Thermization

Thermization, also spelled thermisation, is a method of sanitizing raw milk with low heat. "Thermization is a generic description of a range of subpasteurization heat treatments (57 to 68°C × 10 to 20 s) that markedly reduce the number of spoilage bacteria in milk with minimal heat damage."[1] The process is not used on other food products,[2] and is similar to pasteurization but uses lower temperatures, allowing the milk product to retain more of its original taste.[3] In Europe, there is a distinction between cheeses made of thermized milk and raw-milk cheeses. However, the United States' Food and Drug Administration (FDA) places the same regulations on all unpasteurized cheeses. As a result, cheeses from thermized milk must be aged for 60 days or more before being sold in the United States, the same restriction placed on raw-milk cheeses by the FDA.[4]

Some cheeses, including varieties of blue cheese, are made from thermized milk.

Thermization involves heating milk at temperatures of around 145–149 °F (63–65 °C) for 15 seconds, while pasteurization involves heating milk at 160 °F (71 °C) for 15 seconds or at 145 °F (63 °C) for 30 minutes.[3] Thermization is used to extend the keeping quality of raw milk (the length of time that milk is suitable for consumption)[5] when it cannot be immediately used in other products, such as cheese. Thermization can also be used to extend the storage life of fermented milk products by inactivating microorganisms in the product.[6]

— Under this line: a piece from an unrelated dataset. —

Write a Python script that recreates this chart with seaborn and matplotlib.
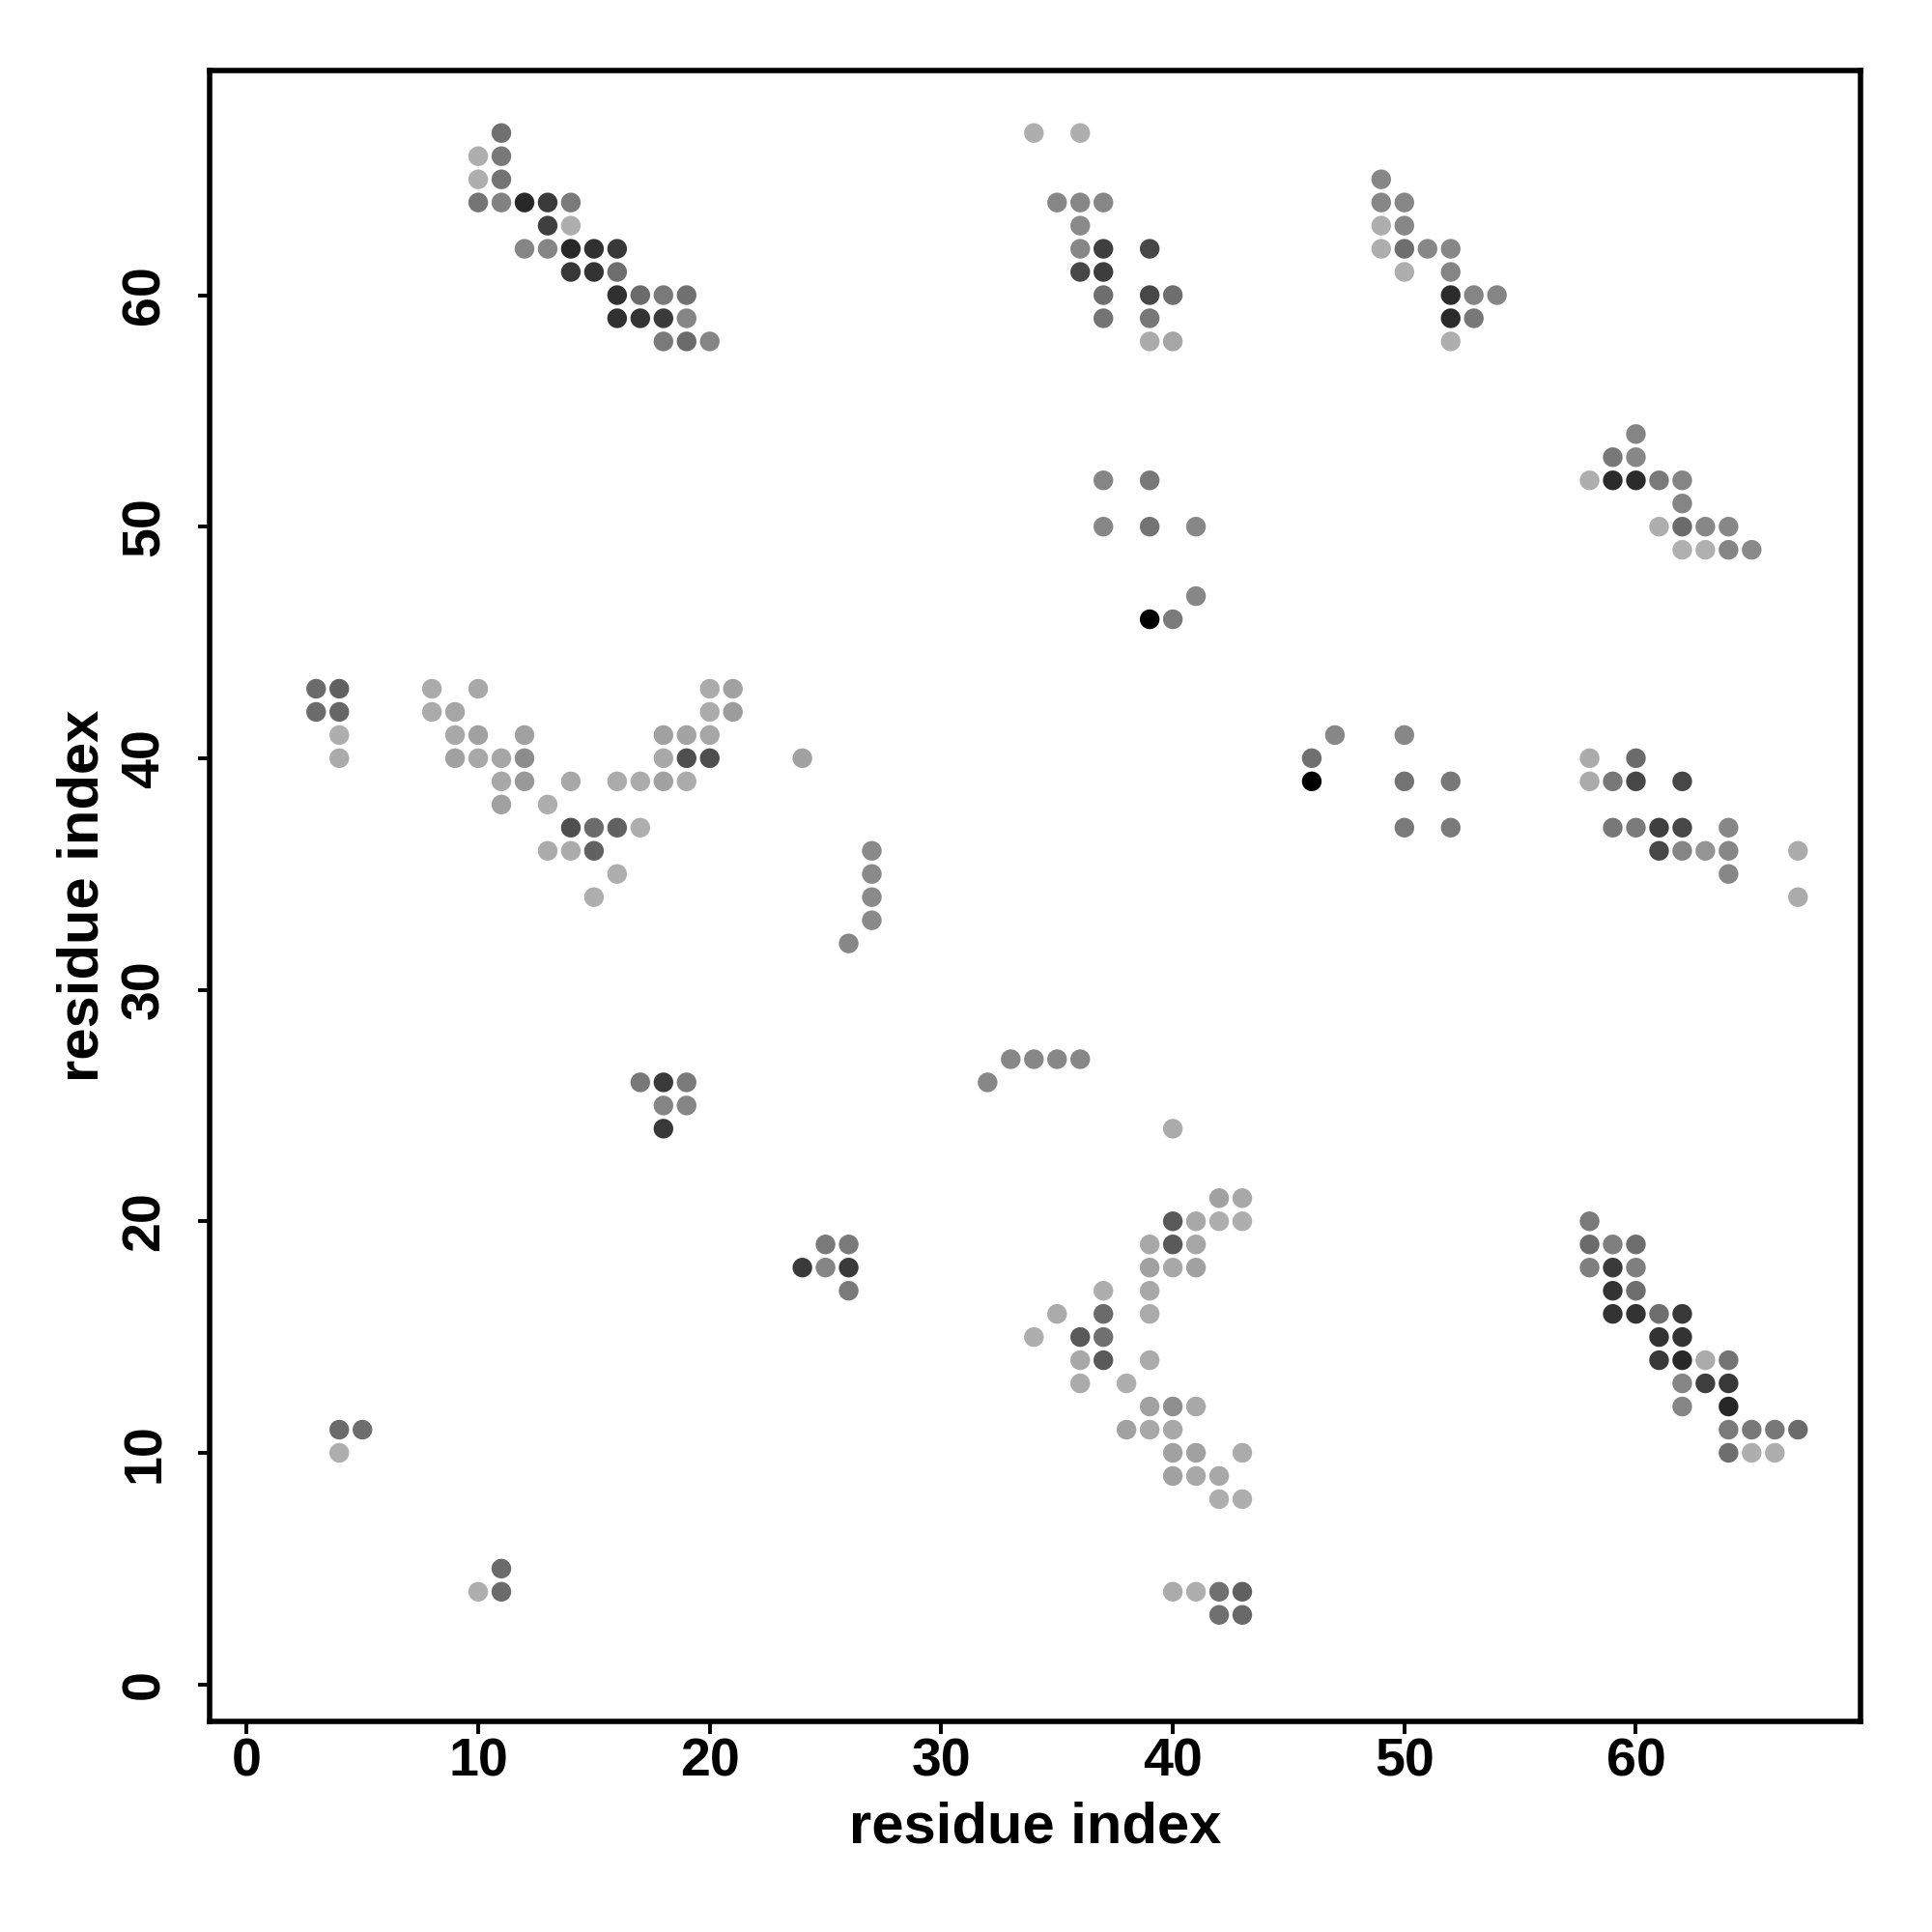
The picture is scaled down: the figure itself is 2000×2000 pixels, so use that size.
import matplotlib
matplotlib.use("Agg")
import matplotlib.pyplot as plt
import seaborn as sns
import pandas as pd

# contact map: residue i (x), residue j (y), contact strength (0..1 -> white..black)
res_i = [
    11, 10, 11, 10, 11, 10, 11, 12, 13, 14, 13, 14, 12, 13, 14, 15, 16, 14, 15, 16,
    16, 17, 18, 19, 16, 17, 18, 19, 18, 19, 20,
    34, 36, 35, 36, 37, 36, 36, 37, 39, 36, 37, 37, 39, 40, 37, 39, 39, 40,
    49, 49, 50, 49, 50, 49, 50, 51, 52, 50, 52, 52, 53, 54, 52, 53, 52,
    60, 59, 60, 58, 59, 60, 61, 62, 62, 61, 62, 63, 64, 62, 63, 64, 65,
    37, 39, 37, 39, 41, 41, 39, 40,
    3, 4, 8, 10, 20, 21, 3, 4, 8, 9, 20, 21,
    4, 9, 10, 12, 18, 19, 20, 4, 9, 10, 11, 12, 18, 19, 20,
    11, 12, 14, 16, 17, 18, 19, 11, 13, 14, 15, 16, 17, 13, 14, 15, 16, 15,
    24, 27, 27, 27, 27, 26,
    47, 50, 46, 46, 50, 52, 50, 52,
    58, 60, 58, 59, 60, 62, 59, 60, 61, 62, 64, 61, 62, 63, 64, 67, 64, 67,
    33, 34, 35, 36, 17, 18, 19, 32, 18, 19, 18, 40,
    42, 43, 40, 41, 42, 43, 25, 26, 39, 40, 41, 24, 25, 26, 39, 40, 41,
    26, 37, 39, 35, 37, 39, 34, 36, 37, 36, 37, 39, 36, 38,
    39, 40, 41, 38, 39, 40, 40, 41, 43, 40, 41, 42, 42, 43,
    40, 41, 42, 43, 42, 43,
    58, 58, 59, 60, 58, 59, 60, 59, 60, 59, 60, 61, 62, 61, 62,
    61, 62, 63, 64, 62, 63, 64, 62, 64, 64, 65, 66, 67, 64, 65, 66,
    4, 5, 4, 11, 10, 11,
]
res_j = [
    67, 66, 66, 65, 65, 64, 64, 64, 64, 64, 63, 63, 62, 62, 62, 62, 62, 61, 61, 61,
    60, 60, 60, 60, 59, 59, 59, 59, 58, 58, 58,
    67, 67, 64, 64, 64, 63, 62, 62, 62, 61, 61, 60, 60, 60, 59, 59, 58, 58,
    65, 64, 64, 63, 63, 62, 62, 62, 62, 61, 61, 60, 60, 60, 59, 59, 58,
    54, 53, 53, 52, 52, 52, 52, 52, 51, 50, 50, 50, 50, 49, 49, 49, 49,
    52, 52, 50, 50, 50, 47, 46, 46,
    43, 43, 43, 43, 43, 43, 42, 42, 42, 42, 42, 42,
    41, 41, 41, 41, 41, 41, 41, 40, 40, 40, 40, 40, 40, 40, 40,
    39, 39, 39, 39, 39, 39, 39, 38, 38, 37, 37, 37, 37, 36, 36, 36, 35, 34,
    40, 36, 35, 34, 33, 32,
    41, 41, 40, 39, 39, 39, 37, 37,
    40, 40, 39, 39, 39, 39, 37, 37, 37, 37, 37, 36, 36, 36, 36, 36, 35, 34,
    27, 27, 27, 27, 26, 26, 26, 26, 25, 25, 24, 24,
    21, 21, 20, 20, 20, 20, 19, 19, 19, 19, 19, 18, 18, 18, 18, 18, 18,
    17, 17, 17, 16, 16, 16, 15, 15, 15, 14, 14, 14, 13, 13,
    12, 12, 12, 11, 11, 11, 10, 10, 10, 9, 9, 9, 8, 8,
    4, 4, 4, 4, 3, 3,
    20, 19, 19, 19, 18, 18, 18, 17, 17, 16, 16, 16, 16, 15, 15,
    14, 14, 14, 14, 13, 13, 13, 12, 12, 11, 11, 11, 11, 10, 10, 10,
    11, 11, 10, 5, 4, 4,
]
contact = [
    0.56, 0.32, 0.53, 0.32, 0.55, 0.54, 0.49, 0.84, 0.77, 0.52, 0.75, 0.32, 0.48, 0.48, 0.84, 0.81, 0.78, 0.78, 0.80, 0.57,
    0.81, 0.58, 0.52, 0.56, 0.81, 0.80, 0.77, 0.48, 0.52, 0.58, 0.48,
    0.32, 0.32, 0.47, 0.47, 0.47, 0.46, 0.47, 0.75, 0.72, 0.72, 0.76, 0.57, 0.72, 0.57, 0.55, 0.53, 0.33, 0.35,
    0.47, 0.47, 0.47, 0.32, 0.47, 0.32, 0.57, 0.47, 0.47, 0.32, 0.48, 0.83, 0.48, 0.48, 0.83, 0.53, 0.32,
    0.48, 0.53, 0.47, 0.32, 0.83, 0.83, 0.52, 0.48, 0.48, 0.32, 0.58, 0.47, 0.47, 0.31, 0.31, 0.48, 0.46,
    0.48, 0.53, 0.47, 0.55, 0.47, 0.47, 1.00, 0.52,
    0.58, 0.62, 0.33, 0.34, 0.33, 0.37, 0.58, 0.60, 0.33, 0.35, 0.33, 0.39,
    0.32, 0.34, 0.37, 0.37, 0.37, 0.36, 0.35, 0.33, 0.37, 0.34, 0.35, 0.45, 0.34, 0.69, 0.69,
    0.34, 0.40, 0.34, 0.33, 0.33, 0.37, 0.33, 0.37, 0.32, 0.69, 0.58, 0.62, 0.32, 0.33, 0.33, 0.62, 0.32, 0.32,
    0.37, 0.46, 0.46, 0.46, 0.46, 0.47,
    0.47, 0.47, 0.56, 1.00, 0.55, 0.53, 0.52, 0.52,
    0.33, 0.58, 0.33, 0.53, 0.72, 0.72, 0.53, 0.52, 0.75, 0.72, 0.47, 0.72, 0.48, 0.42, 0.47, 0.33, 0.47, 0.33,
    0.47, 0.47, 0.47, 0.47, 0.53, 0.77, 0.52, 0.47, 0.48, 0.48, 0.78, 0.33,
    0.37, 0.34, 0.65, 0.34, 0.32, 0.32, 0.52, 0.52, 0.34, 0.65, 0.35, 0.77, 0.48, 0.77, 0.37, 0.34, 0.37,
    0.52, 0.32, 0.34, 0.33, 0.58, 0.33, 0.32, 0.65, 0.56, 0.34, 0.65, 0.33, 0.33, 0.32,
    0.37, 0.44, 0.34, 0.37, 0.34, 0.34, 0.37, 0.37, 0.33, 0.37, 0.34, 0.34, 0.32, 0.32,
    0.33, 0.32, 0.56, 0.62, 0.56, 0.59,
    0.52, 0.58, 0.50, 0.57, 0.50, 0.77, 0.50, 0.80, 0.57, 0.80, 0.80, 0.57, 0.78, 0.80, 0.80,
    0.78, 0.84, 0.33, 0.55, 0.48, 0.75, 0.78, 0.48, 0.85, 0.52, 0.53, 0.53, 0.58, 0.57, 0.32, 0.32,
    0.58, 0.57, 0.32, 0.58, 0.32, 0.58,
]

ticks = [0, 10, 20, 30, 40, 50, 60]

df = pd.DataFrame({"i": res_i, "j": res_j, "contact": contact})

sns.set_style("ticks")
plt.rcParams["font.family"] = ["Liberation Sans", "DejaVu Sans"]
plt.rcParams["font.weight"] = "bold"
plt.rcParams["text.color"] = "black"
plt.rcParams["axes.labelcolor"] = "black"
plt.rcParams["xtick.color"] = "black"
plt.rcParams["ytick.color"] = "black"

fig = plt.figure(figsize=(20, 20), dpi=100)
ax = fig.add_axes([0.1085, 0.109, 0.8545, 0.8545])

sns.scatterplot(data=df, x="i", y="j", hue="contact", palette="gray_r",
                hue_norm=(0, 1), s=215, linewidth=0, legend=False, ax=ax)

ax.set_xlim(-1.6, 69.7)
ax.set_ylim(-1.6, 69.7)
ax.set_xticks(ticks)
ax.set_yticks(ticks)
ax.set_xticklabels([str(t) for t in ticks], fontsize=40, fontweight="bold")
ax.set_yticklabels([str(t) for t in ticks], fontsize=40, fontweight="bold",
                   rotation=90, va="center")
ax.tick_params(axis="both", direction="out", length=9, width=2.8,
               color="black", labelcolor="black")
ax.tick_params(axis="x", pad=3)
ax.tick_params(axis="y", pad=20)
for sp in ax.spines.values():
    sp.set_visible(True)
    sp.set_linewidth(4)
    sp.set_color("black")

ax.set_xlabel("residue index", fontsize=43, fontweight="bold", labelpad=10)
ax.set_ylabel("residue index", fontsize=43, fontweight="bold", labelpad=8)

fig.savefig("out.png", dpi=100, facecolor="white")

Thermization inactivates psychrotrophic bacteria in milk [6] and allows the milk to be stored below 8 °C (46 °F) for three days,[2] or stored at 0–1 °C (32–34 °F) for seven days.[7] Later, the milk may be given stronger heat treatment to be preserved longer.[2] Cooling thermized milk before reheating is necessary to delay/prevent the outgrowth of bacterial spores. When the milk is first heated, spores can begin to germinate, but their growth can be halted or delayed when the milk is refrigerated, depending on the microorganisms' growth requirements. Germinated spores are sensitive to subsequent heating, however since germination is not a homogeneous process, not all spores will germinate or be inactivated by subsequent heating.

References

  1. Hickey, D.K.; Kilcawley, K.N.; Beresford, T.P.; Wilkinson, M.G. (2007). "Lipolysis in Cheddar Cheese Made from Raw, Thermized, and Pasteurized Milks". Journal of Dairy Science. 90 (1): 47–56. doi:10.3168/jds.S0022-0302(07)72607-3. PMID 17183074.
  2. Brennan, James G., ed. (2006). Food Processing Handbook. Wiley-VCH. p. 48. ISBN 978-3-527-30719-7.
  3. Rich, Robert (September 5, 2003). "Keeping it raw". The Mountain View Voice. Embarcadero Publishing Company. Retrieved October 23, 2010.
  4. Fletcher, Janet (July 13, 2006). "Wisconsin's Buttermilk Blue adds pizazz to summer salads". San Francisco Chronicle. Hearst Communications Inc. Retrieved October 23, 2010.
  5. Baker, John C.; Van Slyke, Lucius L. (December 1, 1919). "A method for the determination of the keeping quality of milk" (PDF). The Journal of Biological Chemistry. 40 (2): 373.
  6. Sun, Da-Wen (2006). Thermal Food Processing: New Technologies and Quality Issues. CRC Press. p. 274. ISBN 978-1-57444-628-9.
  7. Early, Ralph (1998). The Technology of Dairy Products (2 ed.). Springer. pp. 13–14. ISBN 978-0-7514-0344-2.